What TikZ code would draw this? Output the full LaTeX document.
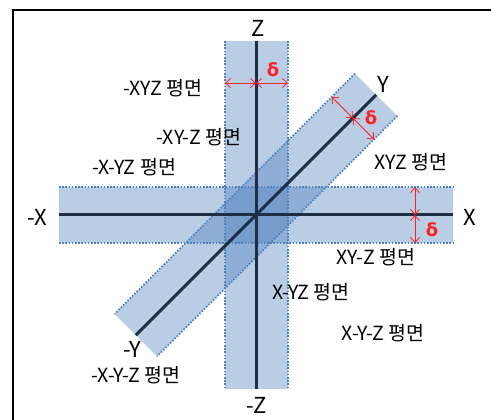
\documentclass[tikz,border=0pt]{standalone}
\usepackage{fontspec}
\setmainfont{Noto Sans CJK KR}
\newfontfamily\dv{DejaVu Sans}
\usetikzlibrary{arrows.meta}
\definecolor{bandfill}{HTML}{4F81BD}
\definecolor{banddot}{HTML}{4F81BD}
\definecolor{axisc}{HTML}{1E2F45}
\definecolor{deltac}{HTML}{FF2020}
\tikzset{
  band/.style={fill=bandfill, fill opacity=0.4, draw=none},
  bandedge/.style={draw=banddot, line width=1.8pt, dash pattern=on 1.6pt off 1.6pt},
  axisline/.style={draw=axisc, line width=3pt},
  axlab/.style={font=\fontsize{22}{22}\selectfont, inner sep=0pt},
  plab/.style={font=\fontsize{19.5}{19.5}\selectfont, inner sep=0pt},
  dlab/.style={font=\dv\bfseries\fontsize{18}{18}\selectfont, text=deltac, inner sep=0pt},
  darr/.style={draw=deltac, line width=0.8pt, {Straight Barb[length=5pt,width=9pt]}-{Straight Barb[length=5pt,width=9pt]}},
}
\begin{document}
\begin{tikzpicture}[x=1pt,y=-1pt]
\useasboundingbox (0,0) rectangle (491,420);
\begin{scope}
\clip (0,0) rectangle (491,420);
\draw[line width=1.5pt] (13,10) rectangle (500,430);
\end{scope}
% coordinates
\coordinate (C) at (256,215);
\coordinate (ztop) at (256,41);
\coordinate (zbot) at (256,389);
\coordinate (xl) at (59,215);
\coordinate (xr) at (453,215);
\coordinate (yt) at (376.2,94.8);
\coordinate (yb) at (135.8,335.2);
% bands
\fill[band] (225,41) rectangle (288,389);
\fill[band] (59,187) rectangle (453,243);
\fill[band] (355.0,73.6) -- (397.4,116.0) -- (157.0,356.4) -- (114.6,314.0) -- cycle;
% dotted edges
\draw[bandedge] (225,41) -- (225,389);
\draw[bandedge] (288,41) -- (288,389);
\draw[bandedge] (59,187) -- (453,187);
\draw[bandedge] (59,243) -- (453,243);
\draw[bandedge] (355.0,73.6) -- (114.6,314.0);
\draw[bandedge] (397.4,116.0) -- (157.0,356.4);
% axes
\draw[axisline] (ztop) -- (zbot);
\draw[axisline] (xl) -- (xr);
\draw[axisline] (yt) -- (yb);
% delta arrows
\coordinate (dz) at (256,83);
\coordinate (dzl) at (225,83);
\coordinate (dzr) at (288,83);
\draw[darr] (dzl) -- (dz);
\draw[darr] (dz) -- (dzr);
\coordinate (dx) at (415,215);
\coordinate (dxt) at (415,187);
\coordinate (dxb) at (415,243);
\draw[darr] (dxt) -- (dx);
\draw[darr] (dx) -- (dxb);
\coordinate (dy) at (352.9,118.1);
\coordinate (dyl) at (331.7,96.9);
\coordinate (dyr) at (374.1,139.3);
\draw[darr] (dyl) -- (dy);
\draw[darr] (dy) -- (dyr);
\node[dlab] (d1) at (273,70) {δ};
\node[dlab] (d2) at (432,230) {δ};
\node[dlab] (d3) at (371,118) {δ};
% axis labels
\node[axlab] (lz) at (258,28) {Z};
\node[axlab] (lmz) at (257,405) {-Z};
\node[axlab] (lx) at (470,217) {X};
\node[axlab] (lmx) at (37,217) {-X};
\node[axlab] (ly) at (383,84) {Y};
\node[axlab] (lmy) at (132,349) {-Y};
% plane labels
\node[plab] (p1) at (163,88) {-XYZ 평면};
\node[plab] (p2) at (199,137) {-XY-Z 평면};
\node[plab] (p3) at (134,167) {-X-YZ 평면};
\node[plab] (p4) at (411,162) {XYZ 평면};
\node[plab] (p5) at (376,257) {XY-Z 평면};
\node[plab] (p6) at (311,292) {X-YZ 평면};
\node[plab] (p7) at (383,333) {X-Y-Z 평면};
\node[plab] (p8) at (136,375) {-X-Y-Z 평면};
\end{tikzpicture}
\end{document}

● ● ● ● ● ● ●

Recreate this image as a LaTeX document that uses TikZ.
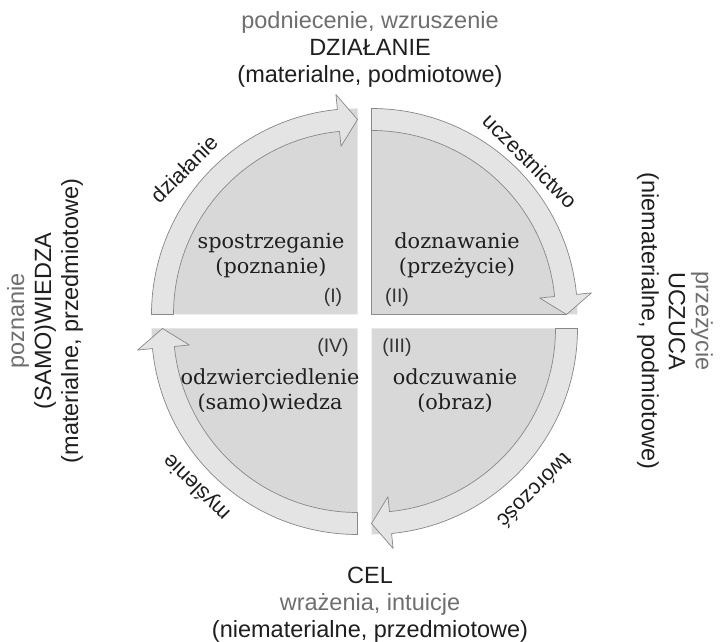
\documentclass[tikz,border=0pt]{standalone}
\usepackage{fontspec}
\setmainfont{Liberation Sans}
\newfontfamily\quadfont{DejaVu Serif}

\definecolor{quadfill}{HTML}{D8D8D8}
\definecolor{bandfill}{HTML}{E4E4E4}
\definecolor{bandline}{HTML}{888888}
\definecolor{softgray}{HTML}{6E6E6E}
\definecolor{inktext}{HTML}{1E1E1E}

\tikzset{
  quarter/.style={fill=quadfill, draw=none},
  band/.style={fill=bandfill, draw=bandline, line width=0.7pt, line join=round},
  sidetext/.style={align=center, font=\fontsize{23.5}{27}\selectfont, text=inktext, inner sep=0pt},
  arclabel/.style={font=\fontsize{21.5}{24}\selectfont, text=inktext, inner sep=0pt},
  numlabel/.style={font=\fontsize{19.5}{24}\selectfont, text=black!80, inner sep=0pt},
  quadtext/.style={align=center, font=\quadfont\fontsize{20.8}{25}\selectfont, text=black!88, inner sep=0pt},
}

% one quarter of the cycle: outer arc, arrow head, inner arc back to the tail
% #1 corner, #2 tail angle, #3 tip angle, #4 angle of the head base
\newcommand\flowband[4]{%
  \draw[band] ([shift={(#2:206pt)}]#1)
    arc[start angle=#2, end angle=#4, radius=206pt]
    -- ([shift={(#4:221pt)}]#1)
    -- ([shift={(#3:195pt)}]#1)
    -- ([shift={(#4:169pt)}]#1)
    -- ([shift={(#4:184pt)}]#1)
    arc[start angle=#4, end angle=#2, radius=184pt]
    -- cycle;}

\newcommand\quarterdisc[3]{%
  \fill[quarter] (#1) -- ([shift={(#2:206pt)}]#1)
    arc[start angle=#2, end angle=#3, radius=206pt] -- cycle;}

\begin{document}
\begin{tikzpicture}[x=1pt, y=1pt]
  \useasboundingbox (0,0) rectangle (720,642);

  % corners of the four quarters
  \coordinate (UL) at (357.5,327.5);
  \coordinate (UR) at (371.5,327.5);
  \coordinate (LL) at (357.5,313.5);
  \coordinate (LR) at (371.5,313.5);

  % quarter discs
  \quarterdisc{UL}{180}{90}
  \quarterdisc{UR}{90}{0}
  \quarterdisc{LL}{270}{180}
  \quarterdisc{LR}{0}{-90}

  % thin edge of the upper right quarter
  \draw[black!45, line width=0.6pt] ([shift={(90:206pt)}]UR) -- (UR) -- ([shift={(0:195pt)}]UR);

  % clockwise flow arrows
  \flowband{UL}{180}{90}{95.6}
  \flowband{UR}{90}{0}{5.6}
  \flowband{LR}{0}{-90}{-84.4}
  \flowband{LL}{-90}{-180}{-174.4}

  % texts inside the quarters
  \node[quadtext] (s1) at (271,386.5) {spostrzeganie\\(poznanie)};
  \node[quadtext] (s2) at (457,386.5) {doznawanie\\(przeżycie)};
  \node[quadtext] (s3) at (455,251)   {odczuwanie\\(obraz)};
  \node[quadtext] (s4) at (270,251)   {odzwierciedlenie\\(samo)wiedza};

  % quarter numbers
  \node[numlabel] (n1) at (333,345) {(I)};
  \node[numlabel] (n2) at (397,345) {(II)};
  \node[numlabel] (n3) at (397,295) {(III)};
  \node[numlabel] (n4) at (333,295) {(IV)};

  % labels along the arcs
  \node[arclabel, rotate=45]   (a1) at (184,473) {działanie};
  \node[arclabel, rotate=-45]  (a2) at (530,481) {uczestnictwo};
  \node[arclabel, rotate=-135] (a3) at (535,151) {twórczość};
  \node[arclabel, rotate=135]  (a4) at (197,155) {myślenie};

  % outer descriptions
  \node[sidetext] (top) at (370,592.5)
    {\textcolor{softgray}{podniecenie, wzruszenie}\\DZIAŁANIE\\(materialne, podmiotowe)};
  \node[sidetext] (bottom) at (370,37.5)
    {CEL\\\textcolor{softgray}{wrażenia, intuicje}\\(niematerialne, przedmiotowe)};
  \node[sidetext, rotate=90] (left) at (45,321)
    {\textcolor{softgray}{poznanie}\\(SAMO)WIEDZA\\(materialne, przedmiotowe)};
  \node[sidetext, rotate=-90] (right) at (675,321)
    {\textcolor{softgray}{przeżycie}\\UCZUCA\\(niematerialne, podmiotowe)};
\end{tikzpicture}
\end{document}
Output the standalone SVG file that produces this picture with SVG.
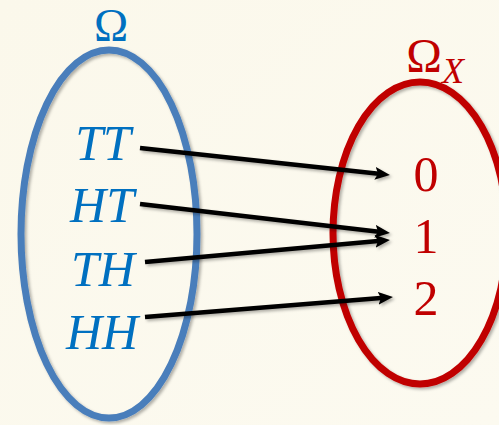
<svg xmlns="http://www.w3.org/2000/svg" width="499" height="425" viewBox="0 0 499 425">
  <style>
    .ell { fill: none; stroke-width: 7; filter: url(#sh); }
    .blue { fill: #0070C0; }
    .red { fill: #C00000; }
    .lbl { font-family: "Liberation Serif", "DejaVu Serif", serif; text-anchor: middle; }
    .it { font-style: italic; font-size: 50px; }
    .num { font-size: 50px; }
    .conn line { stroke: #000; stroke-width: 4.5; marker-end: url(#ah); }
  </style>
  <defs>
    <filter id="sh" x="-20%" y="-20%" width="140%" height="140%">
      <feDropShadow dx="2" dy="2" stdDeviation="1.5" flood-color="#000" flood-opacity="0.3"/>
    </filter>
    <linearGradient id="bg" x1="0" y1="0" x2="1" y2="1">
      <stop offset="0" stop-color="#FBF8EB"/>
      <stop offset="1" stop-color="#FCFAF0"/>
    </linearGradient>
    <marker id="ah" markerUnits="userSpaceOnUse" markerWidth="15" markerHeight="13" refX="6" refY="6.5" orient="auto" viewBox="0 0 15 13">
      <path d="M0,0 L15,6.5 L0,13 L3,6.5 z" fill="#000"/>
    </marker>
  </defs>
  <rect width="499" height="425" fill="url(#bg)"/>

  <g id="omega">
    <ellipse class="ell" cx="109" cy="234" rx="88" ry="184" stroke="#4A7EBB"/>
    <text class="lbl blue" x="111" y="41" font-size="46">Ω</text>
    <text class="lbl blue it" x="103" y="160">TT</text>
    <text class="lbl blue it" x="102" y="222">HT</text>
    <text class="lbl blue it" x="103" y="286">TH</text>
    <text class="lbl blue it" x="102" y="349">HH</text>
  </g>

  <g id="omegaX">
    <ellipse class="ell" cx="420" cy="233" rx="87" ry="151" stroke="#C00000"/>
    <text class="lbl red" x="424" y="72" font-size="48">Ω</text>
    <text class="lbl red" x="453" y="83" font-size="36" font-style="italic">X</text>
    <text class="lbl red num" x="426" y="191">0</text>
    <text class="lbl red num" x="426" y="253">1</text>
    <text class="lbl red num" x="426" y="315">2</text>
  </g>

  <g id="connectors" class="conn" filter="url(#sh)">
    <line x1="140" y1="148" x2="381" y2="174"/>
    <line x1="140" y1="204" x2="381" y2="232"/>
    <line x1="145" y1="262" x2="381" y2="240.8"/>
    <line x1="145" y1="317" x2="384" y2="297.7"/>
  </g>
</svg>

● ● ● ● ● ● ●

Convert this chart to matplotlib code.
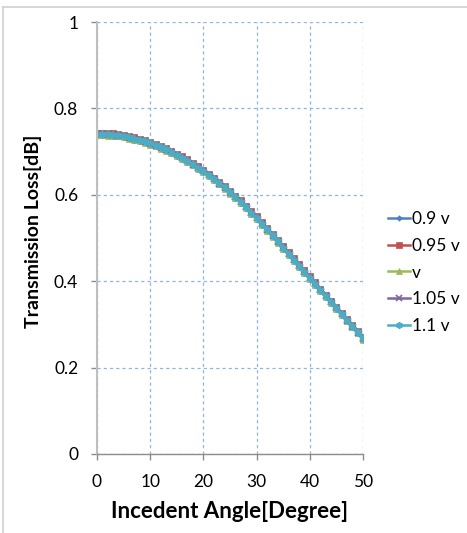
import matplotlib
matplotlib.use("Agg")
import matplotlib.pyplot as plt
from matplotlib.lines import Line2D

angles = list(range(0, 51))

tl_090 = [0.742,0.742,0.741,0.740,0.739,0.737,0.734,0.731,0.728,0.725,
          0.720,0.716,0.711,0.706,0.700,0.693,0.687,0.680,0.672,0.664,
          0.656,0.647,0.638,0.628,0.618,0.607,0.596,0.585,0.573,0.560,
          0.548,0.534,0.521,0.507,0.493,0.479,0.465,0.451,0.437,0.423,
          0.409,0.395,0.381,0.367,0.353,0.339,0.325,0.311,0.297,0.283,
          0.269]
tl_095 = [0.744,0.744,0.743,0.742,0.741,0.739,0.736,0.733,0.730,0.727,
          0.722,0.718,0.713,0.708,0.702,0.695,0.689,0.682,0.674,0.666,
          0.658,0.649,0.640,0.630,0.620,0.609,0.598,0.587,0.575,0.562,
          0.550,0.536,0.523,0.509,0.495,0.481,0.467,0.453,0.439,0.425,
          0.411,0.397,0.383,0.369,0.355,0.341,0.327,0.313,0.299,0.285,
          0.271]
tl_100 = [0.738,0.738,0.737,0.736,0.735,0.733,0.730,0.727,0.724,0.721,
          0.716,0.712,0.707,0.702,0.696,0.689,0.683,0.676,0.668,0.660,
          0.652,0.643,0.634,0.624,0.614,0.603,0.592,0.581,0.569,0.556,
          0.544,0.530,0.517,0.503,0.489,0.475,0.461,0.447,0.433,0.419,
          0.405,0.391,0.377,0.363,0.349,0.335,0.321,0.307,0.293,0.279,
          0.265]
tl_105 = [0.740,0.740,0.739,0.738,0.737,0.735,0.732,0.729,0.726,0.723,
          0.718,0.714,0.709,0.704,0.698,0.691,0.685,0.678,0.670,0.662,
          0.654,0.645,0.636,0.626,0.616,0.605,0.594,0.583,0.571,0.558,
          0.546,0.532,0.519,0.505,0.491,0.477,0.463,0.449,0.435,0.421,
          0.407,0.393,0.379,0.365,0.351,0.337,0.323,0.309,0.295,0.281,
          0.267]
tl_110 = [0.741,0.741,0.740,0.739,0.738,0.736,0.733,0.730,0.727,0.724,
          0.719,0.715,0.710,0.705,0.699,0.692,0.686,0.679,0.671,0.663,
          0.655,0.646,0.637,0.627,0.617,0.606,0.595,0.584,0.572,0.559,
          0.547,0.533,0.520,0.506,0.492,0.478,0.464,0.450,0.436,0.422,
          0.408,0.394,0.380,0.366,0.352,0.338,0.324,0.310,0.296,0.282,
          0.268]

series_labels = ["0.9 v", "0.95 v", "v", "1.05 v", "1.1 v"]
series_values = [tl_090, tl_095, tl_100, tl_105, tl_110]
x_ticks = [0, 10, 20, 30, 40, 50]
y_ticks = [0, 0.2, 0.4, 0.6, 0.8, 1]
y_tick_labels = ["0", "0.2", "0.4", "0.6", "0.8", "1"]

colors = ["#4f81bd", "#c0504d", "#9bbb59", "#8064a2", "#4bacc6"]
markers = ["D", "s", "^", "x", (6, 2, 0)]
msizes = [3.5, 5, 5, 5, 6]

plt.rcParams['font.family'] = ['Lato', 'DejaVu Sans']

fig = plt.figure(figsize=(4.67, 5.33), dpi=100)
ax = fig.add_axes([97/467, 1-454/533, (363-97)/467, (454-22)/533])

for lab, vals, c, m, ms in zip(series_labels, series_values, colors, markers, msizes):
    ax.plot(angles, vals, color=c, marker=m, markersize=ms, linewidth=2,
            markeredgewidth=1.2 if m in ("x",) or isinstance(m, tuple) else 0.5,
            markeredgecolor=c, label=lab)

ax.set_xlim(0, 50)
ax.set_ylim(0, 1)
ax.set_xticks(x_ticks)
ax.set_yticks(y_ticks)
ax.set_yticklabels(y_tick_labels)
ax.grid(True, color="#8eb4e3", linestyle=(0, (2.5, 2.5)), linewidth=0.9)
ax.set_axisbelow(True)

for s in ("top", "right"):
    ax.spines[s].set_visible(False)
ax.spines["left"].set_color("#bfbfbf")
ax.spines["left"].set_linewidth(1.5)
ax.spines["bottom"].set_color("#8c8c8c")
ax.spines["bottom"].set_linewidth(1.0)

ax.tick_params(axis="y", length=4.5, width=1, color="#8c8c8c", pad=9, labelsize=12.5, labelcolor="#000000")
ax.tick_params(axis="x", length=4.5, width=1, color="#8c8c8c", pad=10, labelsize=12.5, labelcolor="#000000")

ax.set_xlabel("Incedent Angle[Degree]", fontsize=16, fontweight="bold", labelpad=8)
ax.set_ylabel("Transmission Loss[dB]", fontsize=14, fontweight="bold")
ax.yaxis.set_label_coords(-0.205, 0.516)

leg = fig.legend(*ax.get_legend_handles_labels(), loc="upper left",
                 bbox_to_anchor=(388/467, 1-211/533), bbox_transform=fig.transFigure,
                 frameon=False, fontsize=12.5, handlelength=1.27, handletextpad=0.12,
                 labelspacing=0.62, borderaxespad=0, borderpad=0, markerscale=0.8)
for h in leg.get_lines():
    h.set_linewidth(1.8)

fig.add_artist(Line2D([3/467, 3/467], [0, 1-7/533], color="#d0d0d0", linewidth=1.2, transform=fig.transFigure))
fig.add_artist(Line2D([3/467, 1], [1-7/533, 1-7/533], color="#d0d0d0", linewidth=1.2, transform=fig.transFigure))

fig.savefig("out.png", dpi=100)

● ● ● ● ● ● ●

== Stated goal ==
What's needed is an exact copy of the lines above from the one with "Convert this chart to matplotlib code." through the one with "angles = list(range(0, 51))", both included; the pictures stay out.

== Exercise result ==
Convert this chart to matplotlib code.
import matplotlib
matplotlib.use("Agg")
import matplotlib.pyplot as plt
from matplotlib.lines import Line2D

angles = list(range(0, 51))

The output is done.